University of Virginia
University of Virginia



George Mason Alliance Combines

Existing Programs with Innovation

to Assist Students


George Mason University's (GMU's) Alliance staff continues to complement traditional program elements with innovation in order to provide strong support for its LSAMP scholars.  In addition to book stipends, peer tutoring and mentoring, a summer Bridge program, REUs, and distribution of information for summer scholarship opportunities, Mason has developed new strategies for asessing student development.

In particular, GMU created a survey instrument for measuring the summer Bridge program's value to its participants, and for soliciting information to be used in programmatic decisions. Examples include the idea of pairing and training student peer mentors and "knowledge experts" with study sessions.

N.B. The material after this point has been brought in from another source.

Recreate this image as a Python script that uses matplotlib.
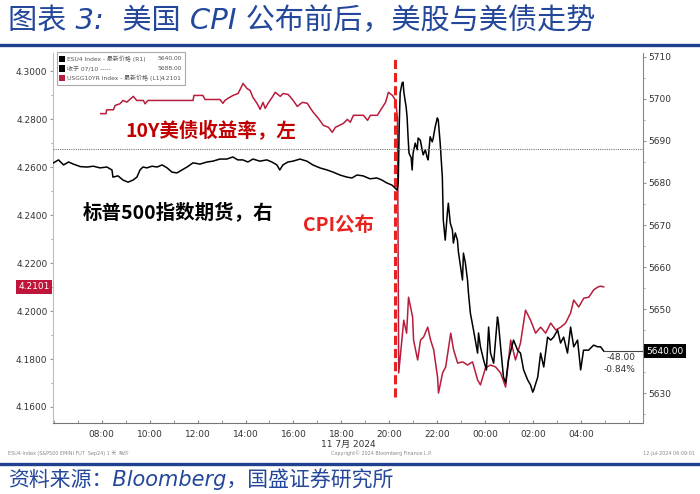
import matplotlib
matplotlib.use("Agg")
import matplotlib.pyplot as plt
from matplotlib.lines import Line2D
from matplotlib.ticker import FixedLocator, MultipleLocator, FuncFormatter
from matplotlib.patches import Rectangle

plt.rcParams['font.family'] = ['DejaVu Sans', 'Noto Sans CJK SC']

# S&P 500 futures (right axis), time in hours (24 = 00:00 next day)
spx_t = [5.99, 6.20, 6.41, 6.62, 6.82, 7.11, 7.40, 7.65, 7.93, 8.22, 8.43, 8.47, 8.68, 8.89, 9.10,
         9.31, 9.47, 9.60, 9.72, 9.89, 10.10, 10.31, 10.52, 10.73, 10.93, 11.14, 11.35, 11.56, 11.81,
         12.10, 12.39, 12.64, 12.93, 13.22, 13.47, 13.68, 13.89, 14.10, 14.31, 14.60, 14.89, 15.10,
         15.31, 15.43, 15.56, 15.77, 15.98, 16.27, 16.56, 16.81, 17.10, 17.40, 17.65, 17.94, 18.23,
         18.44, 18.65, 18.90, 19.19, 19.48, 19.69, 19.90, 20.11, 20.24, 20.32, 20.37, 20.41, 20.45,
         20.53, 20.57, 20.61, 20.70, 20.74, 20.78, 20.82, 20.91, 20.95, 20.99, 21.08, 21.16, 21.20,
         21.29, 21.37, 21.41, 21.50, 21.58, 21.62, 21.70, 21.79, 21.83, 21.91, 22.00, 22.04, 22.12,
         22.21, 22.25, 22.33, 22.42, 22.46, 22.54, 22.63, 22.67, 22.75, 22.84, 22.88, 22.96, 23.05,
         23.09, 23.17, 23.26, 23.30, 23.38, 23.51, 23.68, 23.72, 23.80, 23.93, 24.05, 24.14, 24.22,
         24.35, 24.51, 24.55, 24.64, 24.76, 24.85, 24.97, 25.18, 25.35, 25.47, 25.60, 25.77, 25.89,
         25.98, 26.02, 26.19, 26.31, 26.44, 26.60, 26.73, 26.85, 27.02, 27.14, 27.27, 27.43, 27.56,
         27.69, 27.85, 27.98, 28.10, 28.31, 28.52, 28.69, 28.81, 28.94]
spx_v = [5684.8, 5685.5, 5684.3, 5685.0, 5684.5, 5683.9, 5683.8, 5684.0, 5683.6, 5683.8, 5683.1,
         5681.4, 5681.7, 5680.7, 5680.2, 5680.7, 5681.4, 5683.1, 5683.8, 5683.6, 5684.0, 5683.8,
         5684.3, 5683.6, 5682.6, 5682.4, 5683.1, 5683.8, 5684.8, 5684.5, 5685.0, 5685.2, 5685.7,
         5685.7, 5686.2, 5685.5, 5685.5, 5685.0, 5685.7, 5685.2, 5685.5, 5685.0, 5684.3, 5683.1,
         5684.3, 5685.0, 5685.2, 5685.7, 5685.2, 5684.3, 5683.6, 5683.1, 5682.6, 5681.9, 5681.4,
         5681.2, 5681.9, 5681.7, 5681.0, 5681.2, 5680.7, 5680.0, 5679.5, 5678.8, 5678.3, 5680.0,
         5693.3, 5701.4, 5703.8, 5704.0, 5701.4, 5698.1, 5695.7, 5691.0, 5687.1, 5686.0, 5683.1,
         5687.1, 5689.5, 5687.9, 5690.7, 5690.2, 5687.9, 5686.7, 5687.9, 5686.0, 5685.5, 5691.0,
         5689.8, 5690.7, 5693.3, 5695.5, 5695.0, 5689.5, 5681.4, 5671.2, 5666.4, 5672.9, 5675.2,
         5670.5, 5668.8, 5665.7, 5668.1, 5666.4, 5663.6, 5660.5, 5656.9, 5663.3, 5661.0, 5656.9,
         5653.8, 5649.0, 5645.0, 5639.5, 5644.3, 5641.0, 5637.9, 5635.5, 5645.7, 5639.5, 5637.1,
         5648.1, 5646.7, 5641.0, 5633.8, 5632.4, 5637.9, 5642.6, 5640.2, 5639.5, 5635.5, 5633.1,
         5631.9, 5630.2, 5630.7, 5633.8, 5639.5, 5636.2, 5643.3, 5642.6, 5643.3, 5645.0, 5641.9,
         5643.3, 5639.5, 5645.7, 5641.0, 5642.6, 5635.5, 5640.2, 5640.2, 5641.4, 5641.0, 5641.0,
         5640.0]

# US 10Y yield (left axis)
ust_t = [7.96, 8.18, 8.21, 8.49, 8.56, 8.76, 8.89, 9.05, 9.32, 9.46, 9.74, 9.81, 9.93, 11.81, 11.85,
         12.22, 12.31, 12.93, 13.06, 13.14, 13.27, 13.48, 13.69, 13.90, 14.06, 14.19, 14.31, 14.48,
         14.61, 14.73, 14.82, 14.94, 15.11, 15.24, 15.45, 15.57, 15.78, 15.99, 16.16, 16.37, 16.58,
         16.71, 16.83, 17.04, 17.25, 17.46, 17.62, 17.75, 18.08, 18.25, 18.37, 18.50, 18.92, 19.09,
         19.21, 19.50, 19.63, 19.84, 19.96, 20.13, 20.26, 20.34, 20.39, 20.51, 20.60, 20.72, 20.80,
         20.97, 21.01, 21.18, 21.30, 21.43, 21.60, 21.72, 21.85, 22.01, 22.05, 22.22, 22.35, 22.56,
         22.68, 22.85, 23.06, 23.26, 23.47, 23.68, 23.80, 24.01, 24.22, 24.43, 24.64, 24.85, 25.06,
         25.26, 25.47, 25.68, 25.89, 26.10, 26.31, 26.52, 26.73, 26.94, 27.15, 27.35, 27.56, 27.69,
         27.90, 28.11, 28.32, 28.52, 28.69, 28.81, 28.94]
ust_v = [4.2824, 4.2824, 4.2840, 4.2840, 4.2858, 4.2865, 4.2879, 4.2872, 4.2896, 4.2879, 4.2879,
         4.2865, 4.2879, 4.2879, 4.2900, 4.2900, 4.2883, 4.2883, 4.2867, 4.2879, 4.2888, 4.2900,
         4.2908, 4.2950, 4.2929, 4.2921, 4.2892, 4.2867, 4.2842, 4.2871, 4.2846, 4.2867, 4.2892,
         4.2913, 4.2896, 4.2908, 4.2904, 4.2879, 4.2854, 4.2871, 4.2867, 4.2846, 4.2829, 4.2804,
         4.2775, 4.2767, 4.2746, 4.2767, 4.2783, 4.2800, 4.2788, 4.2817, 4.2817, 4.2796, 4.2817,
         4.2817, 4.2838, 4.2871, 4.2913, 4.2900, 4.2879, 4.2804, 4.1742, 4.1867, 4.1962, 4.1908,
         4.2058, 4.1975, 4.1879, 4.1796, 4.1879, 4.1892, 4.1933, 4.1879, 4.1838, 4.1725, 4.1658,
         4.1742, 4.1767, 4.1908, 4.1838, 4.1783, 4.1788, 4.1775, 4.1788, 4.1713, 4.1692, 4.1763,
         4.1775, 4.1767, 4.1742, 4.1683, 4.1879, 4.1796, 4.1867, 4.2004, 4.1962, 4.1908, 4.1933,
         4.1908, 4.1950, 4.1921, 4.1933, 4.1950, 4.1992, 4.2046, 4.2017, 4.2054, 4.2058, 4.2088,
         4.2100, 4.2104, 4.2101]

prev_close = 5688.0
cpi_time = 20.22
hour_ticks = [8, 10, 12, 14, 16, 18, 20, 22, 24, 26, 28]
hour_labels = ['08:00', '10:00', '12:00', '14:00', '16:00', '18:00', '20:00', '22:00', '00:00', '02:00', '04:00']

blue = '#23479a'
red = '#b81c3c'
tick_c = '#333333'

fig = plt.figure(figsize=(7, 4.94), dpi=100)
ax = fig.add_axes([53/700, 1-423/494, 590/700, 370/494])
ax2 = ax.twinx()

ax.plot(ust_t, ust_v, color=red, lw=1.1)
ax2.plot(spx_t, spx_v, color='black', lw=1.1)
ax2.axhline(prev_close, color='#777777', lw=0.8, ls=(0, (1, 1)))
ax2.plot([spx_t[-1], 30.6], [spx_v[-1], spx_v[-1]], color='#444444', lw=0.8)
ax.axvline(cpi_time, ymin=0.07, ymax=0.99, color='#e8231f', lw=2.2, ls=(0, (3, 1.3)))

ax.set_xlim(5.97, 30.58)
ax.set_ylim(4.1533, 4.3077)
ax2.set_ylim(5622.86, 5710.95)

ax.xaxis.set_major_locator(FixedLocator(hour_ticks))
ax.set_xticklabels(hour_labels)
ax.xaxis.set_minor_locator(MultipleLocator(1))
ax.tick_params(axis='x', which='both', direction='in', length=2, color='#888888',
               labelsize=6.5, labelcolor=tick_c, pad=5)
ax.set_xlabel('11 7月 2024', fontsize=6.5, color=tick_c, labelpad=1)

ax.yaxis.set_major_locator(MultipleLocator(0.02))
ax.yaxis.set_minor_locator(MultipleLocator(0.01))
ax.yaxis.set_major_formatter(FuncFormatter(lambda v, p: f'{v:.4f}'))
ax.tick_params(axis='y', which='both', length=2.5, color='#999999', labelsize=6.5,
               labelcolor=tick_c, pad=1.5)
ax.tick_params(axis='y', which='minor', length=1.5)

# the last-price tag sits on top of the 5640 label, so that label is left blank
last_spx = spx_v[-1]
ax2.yaxis.set_major_locator(MultipleLocator(10))
ax2.yaxis.set_minor_locator(MultipleLocator(5))
ax2.yaxis.set_major_formatter(FuncFormatter(
    lambda v, p: '' if abs(v - last_spx) < 4 else f'{v:.0f}'))
ax2.tick_params(axis='y', which='both', length=2.5, color='#999999', labelsize=6.5,
                labelcolor=tick_c, pad=1.5)
ax2.tick_params(axis='y', which='minor', length=1.5)

for a in (ax, ax2):
    a.spines['top'].set_visible(False)
ax.spines['right'].set_visible(False)
ax2.spines['left'].set_visible(False)
ax2.spines['bottom'].set_visible(False)
ax.spines['left'].set_color('#eaa7b7')
ax.spines['bottom'].set_color('#777777')
ax2.spines['right'].set_color('#888888')
for s in ('left', 'bottom'):
    ax.spines[s].set_linewidth(0.8)
ax2.spines['right'].set_linewidth(0.8)

# last value tags
ax.text(-0.006, ust_v[-1], f'{ust_v[-1]:.4f}', transform=ax.get_yaxis_transform(),
        ha='right', va='center', fontsize=6.5, color='white',
        bbox=dict(boxstyle='square,pad=0.25', fc='#c0153a', ec='none'))
ax2.text(1.006, last_spx, f'{last_spx:.2f}', transform=ax2.get_yaxis_transform(),
         ha='left', va='center', fontsize=6.5, color='white',
         bbox=dict(boxstyle='square,pad=0.25', fc='black', ec='none'))
chg = last_spx - prev_close
ax2.annotate(f'{chg:.2f}', xy=(0.988, last_spx), xycoords=('axes fraction', 'data'),
             xytext=(0, -4.5), textcoords='offset points', ha='right', va='center',
             fontsize=6.5, color='#333333')
ax2.annotate(f'{chg / prev_close * 100:.2f}%', xy=(0.988, last_spx),
             xycoords=('axes fraction', 'data'), xytext=(0, -13.5), textcoords='offset points',
             ha='right', va='center', fontsize=6.5, color='#333333')

# legend box
ax.add_patch(Rectangle((0.007, 0.914), 0.217, 0.089, transform=ax.transAxes, fc='white',
                       ec='#aaaaaa', lw=0.8, zorder=5, clip_on=False))
leg_rows = [('ESU4 Index - 最新价格 (R1)', f'{last_spx:.2f}', 'black'),
            ('收于 07/10 -----', f'{prev_close:.2f}', 'black'),
            ('USGG10YR Index - 最新价格 (L1)', f'{ust_v[-1]:.4f}', red)]
for i, (lab, val, c) in enumerate(leg_rows):
    yy = 0.984 - i * 0.026
    ax.add_patch(Rectangle((0.011, yy - 0.009), 0.009, 0.018, transform=ax.transAxes,
                           fc=c, ec='none', zorder=6, clip_on=False))
    ax.text(0.023, yy, lab, transform=ax.transAxes, fontsize=4.3, color='#555555',
            va='center', zorder=6)
    ax.text(0.219, yy, val, transform=ax.transAxes, fontsize=4.3, color='#555555',
            va='center', ha='right', zorder=6)

cjk_bold = dict(family=['Noto Sans CJK SC'], fontweight='bold', fontsize=14)
ax.text(0.122, 0.788, '10Y美债收益率，左', transform=ax.transAxes, color='#c00000',
        va='center', **cjk_bold)
ax.text(0.051, 0.568, '标普500指数期货，右', transform=ax.transAxes, color='black',
        va='center', **cjk_bold)
ax.text(0.424, 0.535, 'CPI公布', transform=ax.transAxes, color='#e8231f',
        va='center', **cjk_bold)

# page furniture
fig.text(0.012, 1 - 21/494, '图表 3:  美国 CPI 公布前后，美股与美债走势', fontsize=21,
         color=blue, style='italic', va='center')
fig.add_artist(Line2D([0, 1], [1 - 45/494] * 2, color='#1f3f8f', lw=2.4))
fig.add_artist(Line2D([0, 1], [1 - 464/494] * 2, color='#1f3f8f', lw=2.4))
fig.text(0.012, 1 - 479/494, '资料来源：Bloomberg，国盛证券研究所', fontsize=15,
         color=blue, style='italic', va='center')
fig.text(0.012, 1 - 453/494, 'ESU4 Index (S&P500 EMINI FUT  Sep24) 1 天  跳价', fontsize=3.5,
         color='#888888', va='center')
fig.text(0.545, 1 - 453/494, 'Copyright© 2024 Bloomberg Finance L.P.', fontsize=3.5,
         color='#888888', va='center', ha='center')
fig.text(0.993, 1 - 453/494, '12-Jul-2024 06:09:01', fontsize=3.5,
         color='#888888', va='center', ha='right')

fig.savefig('out.png', dpi=100)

Mason Alliance students also recruited and informed potential STEM majors about opportunities. They assisted other students with scholarship applications, represented the Alliance to prospective STEM majors at the Admissions Open House and in information sessions for potential engineering and computer students.

GMU Alliance students initiated their own student group on campus, joining Elizabeth City State University, whose group also started up in 2009. We look forward to hearing about group activities and ideas to share with other VA-NC Alliance partner schools!


Student Participants at GMU Internalize LSAMP Program Goals

There were 67 Level One LSAMP Program student participants during the fall 2009 semester at George Mason University. Of these 67 students, 57% earned 3.0/4.0 GPAs or better and 23% earned 3.5/4.0 GPAs. Additionally, 58% of these students have cumulative GPAs greater than 3.0/ 4.0, and 51% of the non-freshman students had improved their cumulative GPAs from the spring to hte fall semesters of 2009. Notably, three Electrical/Computer Engineering majors who earned perfect 4.00/4.00 GPAs and two (2) Computer Science majors earned 4.00 and 3.92 GPAs respectively.

All of these top performing LSAMP Program student participants had fall 2009 semester course schedules that were loaded with extremely demanding courses in mathematics, physics, computing, engineering, and the sciences.

In spite of having to spend long hours studying and completing course projects, these students have accepted LSAMP Program goals to strive toward academic excellence as their own. They are forming study groups and encouraging each other as well as developing strong bonds through supportive organizations such as NSBE.

These student participants are far more likely to be found using one-to-one tutoring and engaging in various types of collaborative learning sessions. It is gratifying to observe these 67 students putting forth their best effort, using LSAMP Program academic support services, and attending workshops that will equip them with skills necessary to become more successful learners.

The end results will be a much larger percentage of underrepresented minority students graduating in STEM majors with better GPAs than can be found in the corresponding underrepresented minority student group of students who are not program participants.